WHAT IS REQUIRED -
Transcribe the listing exactly, leaving out every picture.

COLLECTED DATA -
┄┄┄┄┄┄┄┄┄┄┄┄┄┄┄┄┄┄┄┄
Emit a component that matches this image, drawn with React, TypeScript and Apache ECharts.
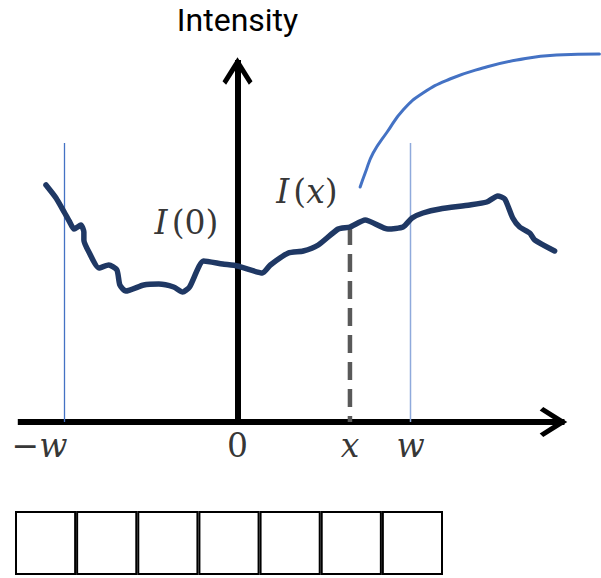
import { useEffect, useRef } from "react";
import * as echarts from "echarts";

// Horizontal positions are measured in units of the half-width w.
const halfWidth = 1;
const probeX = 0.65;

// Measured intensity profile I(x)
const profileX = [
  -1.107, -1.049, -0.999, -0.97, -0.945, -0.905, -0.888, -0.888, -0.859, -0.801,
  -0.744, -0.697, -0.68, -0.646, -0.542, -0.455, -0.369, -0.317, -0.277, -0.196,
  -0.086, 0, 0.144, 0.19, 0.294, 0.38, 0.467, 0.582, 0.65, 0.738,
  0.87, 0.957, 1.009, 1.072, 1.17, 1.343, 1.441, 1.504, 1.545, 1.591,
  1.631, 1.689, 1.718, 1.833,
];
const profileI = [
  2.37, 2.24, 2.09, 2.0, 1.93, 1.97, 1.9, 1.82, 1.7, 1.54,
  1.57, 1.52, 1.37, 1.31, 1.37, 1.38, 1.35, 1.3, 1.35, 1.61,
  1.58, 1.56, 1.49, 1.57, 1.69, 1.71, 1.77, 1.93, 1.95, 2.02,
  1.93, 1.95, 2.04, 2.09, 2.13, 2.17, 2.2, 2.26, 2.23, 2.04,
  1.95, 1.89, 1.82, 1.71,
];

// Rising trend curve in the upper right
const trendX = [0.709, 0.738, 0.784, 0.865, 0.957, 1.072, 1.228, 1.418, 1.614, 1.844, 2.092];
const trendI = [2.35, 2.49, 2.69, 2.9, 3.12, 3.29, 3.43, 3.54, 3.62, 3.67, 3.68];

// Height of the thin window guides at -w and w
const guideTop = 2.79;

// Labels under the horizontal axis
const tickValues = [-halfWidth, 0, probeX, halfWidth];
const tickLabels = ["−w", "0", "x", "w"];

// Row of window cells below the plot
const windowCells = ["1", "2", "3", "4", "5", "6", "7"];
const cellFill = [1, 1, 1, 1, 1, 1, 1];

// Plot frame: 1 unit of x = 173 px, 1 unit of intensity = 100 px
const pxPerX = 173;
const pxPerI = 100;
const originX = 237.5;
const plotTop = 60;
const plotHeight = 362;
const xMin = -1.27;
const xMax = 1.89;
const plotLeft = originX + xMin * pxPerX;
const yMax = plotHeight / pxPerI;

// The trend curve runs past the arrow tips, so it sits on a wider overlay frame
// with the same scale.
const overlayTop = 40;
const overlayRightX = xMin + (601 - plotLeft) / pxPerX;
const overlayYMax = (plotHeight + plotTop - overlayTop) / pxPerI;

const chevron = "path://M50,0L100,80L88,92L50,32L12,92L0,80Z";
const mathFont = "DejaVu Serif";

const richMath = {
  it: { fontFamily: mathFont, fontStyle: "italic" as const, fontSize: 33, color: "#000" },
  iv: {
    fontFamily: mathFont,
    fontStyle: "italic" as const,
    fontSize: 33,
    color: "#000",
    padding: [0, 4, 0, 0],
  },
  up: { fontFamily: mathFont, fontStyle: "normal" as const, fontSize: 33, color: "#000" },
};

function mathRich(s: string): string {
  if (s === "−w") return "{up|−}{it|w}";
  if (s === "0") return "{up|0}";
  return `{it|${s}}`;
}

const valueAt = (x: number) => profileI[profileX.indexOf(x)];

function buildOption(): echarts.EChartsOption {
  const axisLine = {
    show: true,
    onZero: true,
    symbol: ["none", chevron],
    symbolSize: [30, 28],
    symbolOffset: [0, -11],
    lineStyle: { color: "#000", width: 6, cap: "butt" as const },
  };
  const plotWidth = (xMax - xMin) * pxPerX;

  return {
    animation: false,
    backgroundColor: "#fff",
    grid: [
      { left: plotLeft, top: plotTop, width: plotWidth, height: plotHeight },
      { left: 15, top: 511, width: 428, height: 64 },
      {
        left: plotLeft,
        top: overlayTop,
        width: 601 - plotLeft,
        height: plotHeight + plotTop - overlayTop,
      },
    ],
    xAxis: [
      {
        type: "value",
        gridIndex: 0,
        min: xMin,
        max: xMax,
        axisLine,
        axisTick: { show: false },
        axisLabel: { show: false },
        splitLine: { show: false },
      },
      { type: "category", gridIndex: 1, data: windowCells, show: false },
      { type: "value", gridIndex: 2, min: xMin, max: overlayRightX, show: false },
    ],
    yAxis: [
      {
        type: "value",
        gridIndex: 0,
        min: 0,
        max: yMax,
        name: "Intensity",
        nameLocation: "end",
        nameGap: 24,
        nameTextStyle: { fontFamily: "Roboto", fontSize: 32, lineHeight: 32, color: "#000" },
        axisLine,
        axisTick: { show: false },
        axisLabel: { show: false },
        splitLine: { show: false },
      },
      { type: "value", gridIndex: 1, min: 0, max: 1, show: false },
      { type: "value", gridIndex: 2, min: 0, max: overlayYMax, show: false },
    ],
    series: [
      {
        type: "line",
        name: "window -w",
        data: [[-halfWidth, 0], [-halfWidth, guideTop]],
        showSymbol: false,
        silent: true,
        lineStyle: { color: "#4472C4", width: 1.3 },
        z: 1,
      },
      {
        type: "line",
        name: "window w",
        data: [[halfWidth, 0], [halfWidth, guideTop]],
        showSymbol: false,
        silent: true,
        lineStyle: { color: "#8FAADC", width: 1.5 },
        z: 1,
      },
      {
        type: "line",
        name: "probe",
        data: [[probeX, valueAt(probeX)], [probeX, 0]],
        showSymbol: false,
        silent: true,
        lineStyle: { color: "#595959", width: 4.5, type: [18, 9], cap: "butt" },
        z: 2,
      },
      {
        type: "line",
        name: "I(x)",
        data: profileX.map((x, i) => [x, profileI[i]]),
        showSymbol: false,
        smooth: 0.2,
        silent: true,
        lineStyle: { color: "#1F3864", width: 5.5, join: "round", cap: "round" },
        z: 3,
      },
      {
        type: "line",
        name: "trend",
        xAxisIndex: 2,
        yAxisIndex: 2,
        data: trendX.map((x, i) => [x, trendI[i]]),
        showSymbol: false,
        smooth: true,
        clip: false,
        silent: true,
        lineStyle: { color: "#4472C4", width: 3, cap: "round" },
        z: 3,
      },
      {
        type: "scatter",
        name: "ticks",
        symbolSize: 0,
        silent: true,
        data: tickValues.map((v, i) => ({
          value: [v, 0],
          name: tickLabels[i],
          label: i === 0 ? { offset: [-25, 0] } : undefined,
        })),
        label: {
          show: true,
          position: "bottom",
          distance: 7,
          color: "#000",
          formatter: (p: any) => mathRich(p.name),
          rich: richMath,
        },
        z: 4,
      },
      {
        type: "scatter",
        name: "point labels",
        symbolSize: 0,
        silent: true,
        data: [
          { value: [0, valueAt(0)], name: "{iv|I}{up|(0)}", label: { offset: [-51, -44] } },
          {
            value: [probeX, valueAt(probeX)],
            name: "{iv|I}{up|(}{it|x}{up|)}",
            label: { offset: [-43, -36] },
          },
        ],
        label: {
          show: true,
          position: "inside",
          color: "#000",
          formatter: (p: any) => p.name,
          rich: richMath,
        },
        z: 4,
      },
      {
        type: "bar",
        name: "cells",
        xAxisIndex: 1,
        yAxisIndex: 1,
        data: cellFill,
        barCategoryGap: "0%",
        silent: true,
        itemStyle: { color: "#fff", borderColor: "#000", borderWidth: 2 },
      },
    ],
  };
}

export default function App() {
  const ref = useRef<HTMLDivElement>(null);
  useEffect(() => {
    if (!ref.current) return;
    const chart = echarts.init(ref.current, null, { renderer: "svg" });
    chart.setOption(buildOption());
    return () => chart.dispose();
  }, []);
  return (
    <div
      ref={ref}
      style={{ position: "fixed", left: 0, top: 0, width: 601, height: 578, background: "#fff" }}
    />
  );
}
┄┄┄┄┄┄┄┄┄┄┄┄┄┄┄┄┄┄┄┄
ANSWER TO THIS EXERCISE -
Emit a component that matches this image, drawn with React, TypeScript and Apache ECharts.
import { useEffect, useRef } from "react";
import * as echarts from "echarts";

// Horizontal positions are measured in units of the half-width w.
const halfWidth = 1;
const probeX = 0.65;

// Measured intensity profile I(x)
const profileX = [
  -1.107, -1.049, -0.999, -0.97, -0.945, -0.905, -0.888, -0.888, -0.859, -0.801,
  -0.744, -0.697, -0.68, -0.646, -0.542, -0.455, -0.369, -0.317, -0.277, -0.196,
  -0.086, 0, 0.144, 0.19, 0.294, 0.38, 0.467, 0.582, 0.65, 0.738,
  0.87, 0.957, 1.009, 1.072, 1.17, 1.343, 1.441, 1.504, 1.545, 1.591,
  1.631, 1.689, 1.718, 1.833,
];
const profileI = [
  2.37, 2.24, 2.09, 2.0, 1.93, 1.97, 1.9, 1.82, 1.7, 1.54,
  1.57, 1.52, 1.37, 1.31, 1.37, 1.38, 1.35, 1.3, 1.35, 1.61,
  1.58, 1.56, 1.49, 1.57, 1.69, 1.71, 1.77, 1.93, 1.95, 2.02,
  1.93, 1.95, 2.04, 2.09, 2.13, 2.17, 2.2, 2.26, 2.23, 2.04,
  1.95, 1.89, 1.82, 1.71,
];

// Rising trend curve in the upper right
const trendX = [0.709, 0.738, 0.784, 0.865, 0.957, 1.072, 1.228, 1.418, 1.614, 1.844, 2.092];
const trendI = [2.35, 2.49, 2.69, 2.9, 3.12, 3.29, 3.43, 3.54, 3.62, 3.67, 3.68];

// Height of the thin window guides at -w and w
const guideTop = 2.79;

// Labels under the horizontal axis
const tickValues = [-halfWidth, 0, probeX, halfWidth];
const tickLabels = ["−w", "0", "x", "w"];

// Row of window cells below the plot
const windowCells = ["1", "2", "3", "4", "5", "6", "7"];
const cellFill = [1, 1, 1, 1, 1, 1, 1];

// Plot frame: 1 unit of x = 173 px, 1 unit of intensity = 100 px
const pxPerX = 173;
const pxPerI = 100;
const originX = 237.5;
const plotTop = 60;
const plotHeight = 362;
const xMin = -1.27;
const xMax = 1.89;
const plotLeft = originX + xMin * pxPerX;
const yMax = plotHeight / pxPerI;

// The trend curve runs past the arrow tips, so it sits on a wider overlay frame
// with the same scale.
const overlayTop = 40;
const overlayRightX = xMin + (601 - plotLeft) / pxPerX;
const overlayYMax = (plotHeight + plotTop - overlayTop) / pxPerI;

const chevron = "path://M50,0L100,80L88,92L50,32L12,92L0,80Z";
const mathFont = "DejaVu Serif";

const richMath = {
  it: { fontFamily: mathFont, fontStyle: "italic" as const, fontSize: 33, color: "#000" },
  iv: {
    fontFamily: mathFont,
    fontStyle: "italic" as const,
    fontSize: 33,
    color: "#000",
    padding: [0, 4, 0, 0],
  },
  up: { fontFamily: mathFont, fontStyle: "normal" as const, fontSize: 33, color: "#000" },
};

function mathRich(s: string): string {
  if (s === "−w") return "{up|−}{it|w}";
  if (s === "0") return "{up|0}";
  return `{it|${s}}`;
}

const valueAt = (x: number) => profileI[profileX.indexOf(x)];

function buildOption(): echarts.EChartsOption {
  const axisLine = {
    show: true,
    onZero: true,
    symbol: ["none", chevron],
    symbolSize: [30, 28],
    symbolOffset: [0, -11],
    lineStyle: { color: "#000", width: 6, cap: "butt" as const },
  };
  const plotWidth = (xMax - xMin) * pxPerX;

  return {
    animation: false,
    backgroundColor: "#fff",
    grid: [
      { left: plotLeft, top: plotTop, width: plotWidth, height: plotHeight },
      { left: 15, top: 511, width: 428, height: 64 },
      {
        left: plotLeft,
        top: overlayTop,
        width: 601 - plotLeft,
        height: plotHeight + plotTop - overlayTop,
      },
    ],
    xAxis: [
      {
        type: "value",
        gridIndex: 0,
        min: xMin,
        max: xMax,
        axisLine,
        axisTick: { show: false },
        axisLabel: { show: false },
        splitLine: { show: false },
      },
      { type: "category", gridIndex: 1, data: windowCells, show: false },
      { type: "value", gridIndex: 2, min: xMin, max: overlayRightX, show: false },
    ],
    yAxis: [
      {
        type: "value",
        gridIndex: 0,
        min: 0,
        max: yMax,
        name: "Intensity",
        nameLocation: "end",
        nameGap: 24,
        nameTextStyle: { fontFamily: "Roboto", fontSize: 32, lineHeight: 32, color: "#000" },
        axisLine,
        axisTick: { show: false },
        axisLabel: { show: false },
        splitLine: { show: false },
      },
      { type: "value", gridIndex: 1, min: 0, max: 1, show: false },
      { type: "value", gridIndex: 2, min: 0, max: overlayYMax, show: false },
    ],
    series: [
      {
        type: "line",
        name: "window -w",
        data: [[-halfWidth, 0], [-halfWidth, guideTop]],
        showSymbol: false,
        silent: true,
        lineStyle: { color: "#4472C4", width: 1.3 },
        z: 1,
      },
      {
        type: "line",
        name: "window w",
        data: [[halfWidth, 0], [halfWidth, guideTop]],
        showSymbol: false,
        silent: true,
        lineStyle: { color: "#8FAADC", width: 1.5 },
        z: 1,
      },
      {
        type: "line",
        name: "probe",
        data: [[probeX, valueAt(probeX)], [probeX, 0]],
        showSymbol: false,
        silent: true,
        lineStyle: { color: "#595959", width: 4.5, type: [18, 9], cap: "butt" },
        z: 2,
      },
      {
        type: "line",
        name: "I(x)",
        data: profileX.map((x, i) => [x, profileI[i]]),
        showSymbol: false,
        smooth: 0.2,
        silent: true,
        lineStyle: { color: "#1F3864", width: 5.5, join: "round", cap: "round" },
        z: 3,
      },
      {
        type: "line",
        name: "trend",
        xAxisIndex: 2,
        yAxisIndex: 2,
        data: trendX.map((x, i) => [x, trendI[i]]),
        showSymbol: false,
        smooth: true,
        clip: false,
        silent: true,
        lineStyle: { color: "#4472C4", width: 3, cap: "round" },
        z: 3,
      },
      {
        type: "scatter",
        name: "ticks",
        symbolSize: 0,
        silent: true,
        data: tickValues.map((v, i) => ({
          value: [v, 0],
          name: tickLabels[i],
          label: i === 0 ? { offset: [-25, 0] } : undefined,
        })),
        label: {
          show: true,
          position: "bottom",
          distance: 7,
          color: "#000",
          formatter: (p: any) => mathRich(p.name),
          rich: richMath,
        },
        z: 4,
      },
      {
        type: "scatter",
        name: "point labels",
        symbolSize: 0,
        silent: true,
        data: [
          { value: [0, valueAt(0)], name: "{iv|I}{up|(0)}", label: { offset: [-51, -44] } },
          {
            value: [probeX, valueAt(probeX)],
            name: "{iv|I}{up|(}{it|x}{up|)}",
            label: { offset: [-43, -36] },
          },
        ],
        label: {
          show: true,
          position: "inside",
          color: "#000",
          formatter: (p: any) => p.name,
          rich: richMath,
        },
        z: 4,
      },
      {
        type: "bar",
        name: "cells",
        xAxisIndex: 1,
        yAxisIndex: 1,
        data: cellFill,
        barCategoryGap: "0%",
        silent: true,
        itemStyle: { color: "#fff", borderColor: "#000", borderWidth: 2 },
      },
    ],
  };
}

export default function App() {
  const ref = useRef<HTMLDivElement>(null);
  useEffect(() => {
    if (!ref.current) return;
    const chart = echarts.init(ref.current, null, { renderer: "svg" });
    chart.setOption(buildOption());
    return () => chart.dispose();
  }, []);
  return (
    <div
      ref={ref}
      style={{ position: "fixed", left: 0, top: 0, width: 601, height: 578, background: "#fff" }}
    />
  );
}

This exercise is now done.